_Task directions_
Write out, word for word, the first line of the data below and every line after it through the one containing "const A_riskHID = [119, 99, 73, 39, 6];".

_Collected material_
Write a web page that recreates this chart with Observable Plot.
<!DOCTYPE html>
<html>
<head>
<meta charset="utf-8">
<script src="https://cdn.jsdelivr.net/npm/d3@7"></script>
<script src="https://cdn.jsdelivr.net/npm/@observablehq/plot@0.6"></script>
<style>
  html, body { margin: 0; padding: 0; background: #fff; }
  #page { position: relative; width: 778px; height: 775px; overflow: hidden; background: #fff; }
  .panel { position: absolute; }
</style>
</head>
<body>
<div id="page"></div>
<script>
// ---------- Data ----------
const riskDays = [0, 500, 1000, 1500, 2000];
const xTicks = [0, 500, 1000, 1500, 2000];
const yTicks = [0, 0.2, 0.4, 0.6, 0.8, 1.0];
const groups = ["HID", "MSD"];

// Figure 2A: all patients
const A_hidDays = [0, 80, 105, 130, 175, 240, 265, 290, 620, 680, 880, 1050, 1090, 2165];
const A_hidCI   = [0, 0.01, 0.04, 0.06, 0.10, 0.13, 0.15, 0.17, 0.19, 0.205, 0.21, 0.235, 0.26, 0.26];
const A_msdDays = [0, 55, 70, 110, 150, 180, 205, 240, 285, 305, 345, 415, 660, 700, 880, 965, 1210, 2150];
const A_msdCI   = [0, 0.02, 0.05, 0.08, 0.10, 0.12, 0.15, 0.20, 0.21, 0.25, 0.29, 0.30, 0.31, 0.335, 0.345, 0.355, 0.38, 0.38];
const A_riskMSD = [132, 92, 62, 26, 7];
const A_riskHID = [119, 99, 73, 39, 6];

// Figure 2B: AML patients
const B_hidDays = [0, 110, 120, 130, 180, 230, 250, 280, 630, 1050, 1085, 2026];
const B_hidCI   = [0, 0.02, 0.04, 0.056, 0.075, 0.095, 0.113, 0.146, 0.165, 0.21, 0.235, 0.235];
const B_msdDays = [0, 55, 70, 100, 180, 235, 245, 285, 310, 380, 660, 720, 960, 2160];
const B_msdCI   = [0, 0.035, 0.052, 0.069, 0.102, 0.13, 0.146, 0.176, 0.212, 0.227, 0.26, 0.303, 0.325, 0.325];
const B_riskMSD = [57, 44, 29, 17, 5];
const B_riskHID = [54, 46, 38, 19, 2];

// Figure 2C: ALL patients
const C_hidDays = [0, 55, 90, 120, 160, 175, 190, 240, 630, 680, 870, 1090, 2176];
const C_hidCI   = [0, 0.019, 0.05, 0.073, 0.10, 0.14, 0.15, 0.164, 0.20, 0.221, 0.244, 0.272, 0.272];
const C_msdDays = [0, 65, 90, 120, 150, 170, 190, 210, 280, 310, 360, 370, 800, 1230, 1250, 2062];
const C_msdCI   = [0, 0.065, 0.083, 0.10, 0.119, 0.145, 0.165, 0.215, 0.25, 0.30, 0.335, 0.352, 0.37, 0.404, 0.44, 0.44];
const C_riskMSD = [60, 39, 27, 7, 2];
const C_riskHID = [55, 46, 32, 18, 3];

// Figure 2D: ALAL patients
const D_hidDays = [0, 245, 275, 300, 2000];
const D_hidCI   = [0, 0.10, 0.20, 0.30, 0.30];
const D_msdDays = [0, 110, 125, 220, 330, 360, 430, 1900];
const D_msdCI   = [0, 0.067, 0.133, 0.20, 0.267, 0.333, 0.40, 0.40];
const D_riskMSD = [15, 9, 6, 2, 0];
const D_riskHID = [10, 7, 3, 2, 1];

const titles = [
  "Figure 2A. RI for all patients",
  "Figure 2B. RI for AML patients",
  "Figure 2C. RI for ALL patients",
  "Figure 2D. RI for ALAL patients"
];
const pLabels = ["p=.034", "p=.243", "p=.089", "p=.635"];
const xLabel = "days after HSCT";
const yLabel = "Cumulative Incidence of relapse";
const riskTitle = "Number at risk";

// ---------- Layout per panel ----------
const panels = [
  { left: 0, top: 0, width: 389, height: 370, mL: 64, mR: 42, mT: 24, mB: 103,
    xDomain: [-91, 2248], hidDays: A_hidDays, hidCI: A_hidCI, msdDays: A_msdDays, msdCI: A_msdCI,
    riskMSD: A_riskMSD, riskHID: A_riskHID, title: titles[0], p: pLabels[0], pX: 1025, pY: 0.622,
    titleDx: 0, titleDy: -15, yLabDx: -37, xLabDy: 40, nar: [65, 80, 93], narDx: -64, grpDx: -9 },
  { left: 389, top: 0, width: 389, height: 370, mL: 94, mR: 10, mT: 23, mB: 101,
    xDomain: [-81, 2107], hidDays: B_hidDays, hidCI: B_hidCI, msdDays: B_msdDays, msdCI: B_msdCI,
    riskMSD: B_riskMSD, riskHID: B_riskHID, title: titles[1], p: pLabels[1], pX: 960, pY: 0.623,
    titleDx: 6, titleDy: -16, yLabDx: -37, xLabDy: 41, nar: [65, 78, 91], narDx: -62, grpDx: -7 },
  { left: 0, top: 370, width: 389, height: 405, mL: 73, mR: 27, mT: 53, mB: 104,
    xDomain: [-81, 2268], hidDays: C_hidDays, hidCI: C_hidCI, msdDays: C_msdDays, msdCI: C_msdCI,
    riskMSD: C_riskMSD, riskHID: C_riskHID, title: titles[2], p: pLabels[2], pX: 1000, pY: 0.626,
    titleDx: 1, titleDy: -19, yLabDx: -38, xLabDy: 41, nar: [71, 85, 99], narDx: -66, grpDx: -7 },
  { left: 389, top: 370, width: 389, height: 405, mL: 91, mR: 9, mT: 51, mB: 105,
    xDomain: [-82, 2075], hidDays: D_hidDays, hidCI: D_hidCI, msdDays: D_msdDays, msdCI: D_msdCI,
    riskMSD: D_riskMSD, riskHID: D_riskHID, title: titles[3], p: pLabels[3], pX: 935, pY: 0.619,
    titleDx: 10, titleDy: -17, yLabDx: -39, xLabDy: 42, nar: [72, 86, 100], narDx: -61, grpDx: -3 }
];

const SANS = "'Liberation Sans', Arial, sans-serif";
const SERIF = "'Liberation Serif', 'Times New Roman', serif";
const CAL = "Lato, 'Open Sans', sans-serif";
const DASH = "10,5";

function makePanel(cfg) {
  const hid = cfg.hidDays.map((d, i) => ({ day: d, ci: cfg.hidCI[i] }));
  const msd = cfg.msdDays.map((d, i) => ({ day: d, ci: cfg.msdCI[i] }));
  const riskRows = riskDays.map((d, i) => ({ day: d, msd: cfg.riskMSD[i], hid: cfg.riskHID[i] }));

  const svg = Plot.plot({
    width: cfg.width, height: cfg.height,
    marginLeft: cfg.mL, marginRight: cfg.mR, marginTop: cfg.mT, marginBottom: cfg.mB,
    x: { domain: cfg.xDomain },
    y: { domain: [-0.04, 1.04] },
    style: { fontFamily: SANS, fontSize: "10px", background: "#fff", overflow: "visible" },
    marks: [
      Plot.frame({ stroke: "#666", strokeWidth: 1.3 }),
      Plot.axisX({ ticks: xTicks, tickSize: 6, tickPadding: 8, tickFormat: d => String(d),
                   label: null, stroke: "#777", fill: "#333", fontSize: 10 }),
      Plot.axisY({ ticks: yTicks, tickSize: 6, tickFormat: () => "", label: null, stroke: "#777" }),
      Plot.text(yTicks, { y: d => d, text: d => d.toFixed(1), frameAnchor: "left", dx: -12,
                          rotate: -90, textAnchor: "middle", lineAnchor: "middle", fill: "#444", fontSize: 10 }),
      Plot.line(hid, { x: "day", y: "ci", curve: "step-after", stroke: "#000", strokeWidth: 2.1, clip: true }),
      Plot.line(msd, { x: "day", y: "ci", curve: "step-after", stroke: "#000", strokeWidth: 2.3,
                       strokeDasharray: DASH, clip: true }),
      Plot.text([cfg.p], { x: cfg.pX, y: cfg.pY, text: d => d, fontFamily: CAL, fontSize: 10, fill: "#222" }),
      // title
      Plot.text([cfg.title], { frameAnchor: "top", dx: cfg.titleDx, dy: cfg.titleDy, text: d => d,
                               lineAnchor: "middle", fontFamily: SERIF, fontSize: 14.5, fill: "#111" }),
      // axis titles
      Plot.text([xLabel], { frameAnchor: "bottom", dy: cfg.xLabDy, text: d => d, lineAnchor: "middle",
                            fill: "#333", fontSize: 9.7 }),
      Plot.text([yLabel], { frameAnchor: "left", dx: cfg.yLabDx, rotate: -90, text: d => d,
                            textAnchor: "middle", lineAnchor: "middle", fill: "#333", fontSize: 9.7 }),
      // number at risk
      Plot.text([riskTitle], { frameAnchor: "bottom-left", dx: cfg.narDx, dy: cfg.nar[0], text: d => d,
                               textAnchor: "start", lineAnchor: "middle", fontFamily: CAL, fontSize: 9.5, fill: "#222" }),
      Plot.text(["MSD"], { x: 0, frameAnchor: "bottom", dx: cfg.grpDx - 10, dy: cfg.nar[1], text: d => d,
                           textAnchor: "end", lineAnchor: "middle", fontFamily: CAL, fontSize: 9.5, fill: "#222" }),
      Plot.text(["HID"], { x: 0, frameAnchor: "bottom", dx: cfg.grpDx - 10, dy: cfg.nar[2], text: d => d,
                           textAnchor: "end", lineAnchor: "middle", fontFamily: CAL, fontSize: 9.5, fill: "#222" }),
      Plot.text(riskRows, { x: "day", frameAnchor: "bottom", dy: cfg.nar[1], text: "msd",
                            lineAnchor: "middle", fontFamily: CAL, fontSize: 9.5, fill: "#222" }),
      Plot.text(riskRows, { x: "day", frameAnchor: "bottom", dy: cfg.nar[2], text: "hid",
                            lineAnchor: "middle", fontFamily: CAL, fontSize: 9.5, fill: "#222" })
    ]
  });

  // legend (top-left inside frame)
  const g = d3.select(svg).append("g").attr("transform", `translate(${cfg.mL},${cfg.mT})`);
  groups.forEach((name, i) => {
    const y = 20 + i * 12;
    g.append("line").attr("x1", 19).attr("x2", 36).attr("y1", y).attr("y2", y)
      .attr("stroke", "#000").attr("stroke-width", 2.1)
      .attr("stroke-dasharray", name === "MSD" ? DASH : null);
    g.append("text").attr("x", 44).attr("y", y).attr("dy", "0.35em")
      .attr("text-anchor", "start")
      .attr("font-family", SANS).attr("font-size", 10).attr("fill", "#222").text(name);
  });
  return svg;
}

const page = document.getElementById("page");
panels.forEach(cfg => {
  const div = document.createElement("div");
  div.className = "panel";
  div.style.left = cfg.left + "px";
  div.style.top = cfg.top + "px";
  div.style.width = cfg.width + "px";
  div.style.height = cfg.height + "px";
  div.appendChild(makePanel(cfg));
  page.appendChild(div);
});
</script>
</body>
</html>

_Final result_
Write a web page that recreates this chart with Observable Plot.
<!DOCTYPE html>
<html>
<head>
<meta charset="utf-8">
<script src="https://cdn.jsdelivr.net/npm/d3@7"></script>
<script src="https://cdn.jsdelivr.net/npm/@observablehq/plot@0.6"></script>
<style>
  html, body { margin: 0; padding: 0; background: #fff; }
  #page { position: relative; width: 778px; height: 775px; overflow: hidden; background: #fff; }
  .panel { position: absolute; }
</style>
</head>
<body>
<div id="page"></div>
<script>
// ---------- Data ----------
const riskDays = [0, 500, 1000, 1500, 2000];
const xTicks = [0, 500, 1000, 1500, 2000];
const yTicks = [0, 0.2, 0.4, 0.6, 0.8, 1.0];
const groups = ["HID", "MSD"];

// Figure 2A: all patients
const A_hidDays = [0, 80, 105, 130, 175, 240, 265, 290, 620, 680, 880, 1050, 1090, 2165];
const A_hidCI   = [0, 0.01, 0.04, 0.06, 0.10, 0.13, 0.15, 0.17, 0.19, 0.205, 0.21, 0.235, 0.26, 0.26];
const A_msdDays = [0, 55, 70, 110, 150, 180, 205, 240, 285, 305, 345, 415, 660, 700, 880, 965, 1210, 2150];
const A_msdCI   = [0, 0.02, 0.05, 0.08, 0.10, 0.12, 0.15, 0.20, 0.21, 0.25, 0.29, 0.30, 0.31, 0.335, 0.345, 0.355, 0.38, 0.38];
const A_riskMSD = [132, 92, 62, 26, 7];
const A_riskHID = [119, 99, 73, 39, 6];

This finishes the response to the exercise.